Preparing to use HDFS

Processing jobs can store data in a Hadoop Distributed File System (HDFS) data lake.

About this task

Restriction: The Developer Edition does not support HDFS data storage.

HDFS is required if you enable the processing job for ingestion of raw events, typically for further reuse of your business data.

You can install IBM® Business Automation Insights with no HDFS storage and enable it later, as described in Configuring HDFS long-term storage.

New in 18.0.2 You can enable HDFS at initial configuration and disable it later, as described in Advanced updates.

Supported HDFS versions

IBM Business Automation Insights supports HDFS 2.7.x, 2.8.x, and 2.9.x.

Storage bucket

IBM Business Automation Insights requires a dedicated storage bucket for processing jobs to store data in HDFS.

Permissions

Processing jobs access HDFS with a user named bai. However, when Kerberos is enabled with HDFS, processing jobs access HDFS with the name of the Kerberos principal.
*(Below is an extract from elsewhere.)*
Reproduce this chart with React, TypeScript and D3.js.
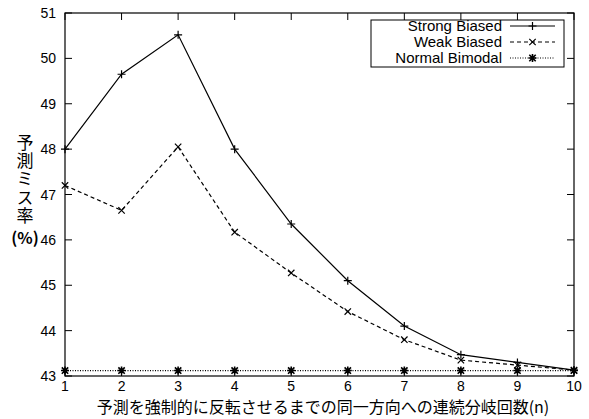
import React from "react";
import * as d3 from "d3";

const W = 589;
const H = 419;
const Margin = { top: 13, right: 15, bottom: 43, left: 65 };

const runs = [1, 2, 3, 4, 5, 6, 7, 8, 9, 10];
const strongBiased = [48.0, 49.65, 50.52, 48.0, 46.35, 45.1, 44.1, 43.47, 43.3, 43.13];
const weakBiased = [47.2, 46.65, 48.05, 46.17, 45.27, 44.42, 43.8, 43.35, 43.24, 43.13];
const normalBimodal = [43.12, 43.12, 43.12, 43.12, 43.12, 43.12, 43.12, 43.12, 43.12, 43.12];
const yTicks = [43, 44, 45, 46, 47, 48, 49, 50, 51];
const yTitle = "予測ミス率";
const yUnit = "(%)";
const xTitle = "予測を強制的に反転させるまでの同一方向への連続分岐回数(n)";

const series = [
  { name: "Strong Biased", values: strongBiased, dash: "none", marker: "plus" },
  { name: "Weak Biased", values: weakBiased, dash: "4,3", marker: "cross" },
  { name: "Normal Bimodal", values: normalBimodal, dash: "1,1.5", marker: "star" },
];

const sans = "'Liberation Sans', Arial, sans-serif";
const cjk = "'Noto Sans CJK JP', sans-serif";

const Marker = ({ x, y, type }: { x: number; y: number; type: string }) => {
  const s = 4;
  const d = 3.2;
  const plus = `M${x - s},${y}H${x + s}M${x},${y - s}V${y + s}`;
  const cross = `M${x - d},${y - d}L${x + d},${y + d}M${x - d},${y + d}L${x + d},${y - d}`;
  const path = type === "plus" ? plus : type === "cross" ? cross : plus + cross;
  return <path d={path} stroke="black" strokeWidth={type === "star" ? 1.6 : 1.2} fill="none" />;
};

const App = () => {
  const x = d3
    .scaleLinear()
    .domain([1, 10])
    .range([Margin.left, W - Margin.right]);
  const y = d3
    .scaleLinear()
    .domain([43, 51])
    .range([H - Margin.bottom, Margin.top]);

  const line = d3
    .line<number>()
    .x((_, i) => x(runs[i]))
    .y((v) => y(v));

  const x0 = x.range()[0];
  const x1 = x.range()[1];
  const y0 = y.range()[0];
  const y1 = y.range()[1];

  const legendRows = [26, 42, 58];

  return (
    <svg
      width={W}
      height={H}
      style={{ position: "absolute", left: 0, top: 0, background: "white" }}
    >
      <rect x={0} y={0} width={W} height={H} fill="white" />
      {/* ticks */}
      {yTicks.map((t) => (
        <g key={"y" + t}>
          <line x1={x0} x2={x0 + 7} y1={y(t)} y2={y(t)} stroke="black" />
          <line x1={x1} x2={x1 - 7} y1={y(t)} y2={y(t)} stroke="black" />
          <text
            x={x0 - 9}
            y={y(t)}
            dy="0.36em"
            textAnchor="end"
            style={{ fontFamily: sans, fontSize: 14 }}
          >
            {t}
          </text>
        </g>
      ))}
      {runs.map((t) => (
        <g key={"x" + t}>
          <line x1={x(t)} x2={x(t)} y1={y0} y2={y0 - 7} stroke="black" />
          <line x1={x(t)} x2={x(t)} y1={y1} y2={y1 + 7} stroke="black" />
          <text
            x={x(t)}
            y={y0 + 15}
            textAnchor="middle"
            style={{ fontFamily: sans, fontSize: 14 }}
          >
            {t}
          </text>
        </g>
      ))}
      {/* series */}
      {series.map((s) => (
        <g key={s.name}>
          <path
            d={line(s.values) || ""}
            fill="none"
            stroke="black"
            strokeWidth={1.2}
            strokeDasharray={s.dash}
          />
          {s.values.map((v, i) => (
            <Marker key={i} x={x(runs[i])} y={y(v)} type={s.marker} />
          ))}
        </g>
      ))}
      {/* legend */}
      <rect x={371} y={20} width={193} height={47} fill="white" stroke="black" strokeWidth={1} />
      {series.map((s, i) => (
        <g key={"lg" + s.name}>
          <text
            x={502}
            y={legendRows[i]}
            dy="0.36em"
            textAnchor="end"
            style={{ fontFamily: sans, fontSize: 15 }}
          >
            {s.name}
          </text>
          <line
            x1={510}
            x2={555}
            y1={legendRows[i]}
            y2={legendRows[i]}
            stroke="black"
            strokeWidth={1.2}
            strokeDasharray={s.dash}
          />
          <Marker x={532.5} y={legendRows[i]} type={s.marker} />
        </g>
      ))}
      {/* frame */}
      <rect x={x0} y={y1} width={x1 - x0} height={y0 - y1} fill="none" stroke="black" strokeWidth={1.2} />
      {/* y label, written vertically */}
      <text
        x={25}
        y={134}
        style={{
          fontFamily: cjk,
          fontSize: 17,
          writingMode: "vertical-rl",
          textOrientation: "upright",
          letterSpacing: 1.2,
        }}
      >
        {yTitle}
      </text>
      <text
        x={25}
        y={238}
        dy="0.36em"
        textAnchor="middle"
        style={{ fontFamily: cjk, fontSize: 16, fontWeight: "bold" }}
      >
        {yUnit}
      </text>
      {/* x title */}
      <text
        x={323}
        y={407}
        dy="0.36em"
        textAnchor="middle"
        style={{ fontFamily: cjk, fontSize: 16 }}
      >
        {xTitle}
      </text>
    </svg>
  );
};

export default App;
Therefore, depending on your work case, make sure that the following prerequisites are met.

A bai user or Kerberos user name exists on your Hadoop distribution file system (HDFS) system.
A /user/bai or /user/<kerberos_user_name> directory exists.
The user has write access to that directory.

Procedure

Create a user identifier, for example bai.
IBM Business Automation Insights uses this user identifier to write events to HDFS.
Create a directory.
The directory path must end with /user/, for example /user/bai.
Give the bai user write permission to that directory.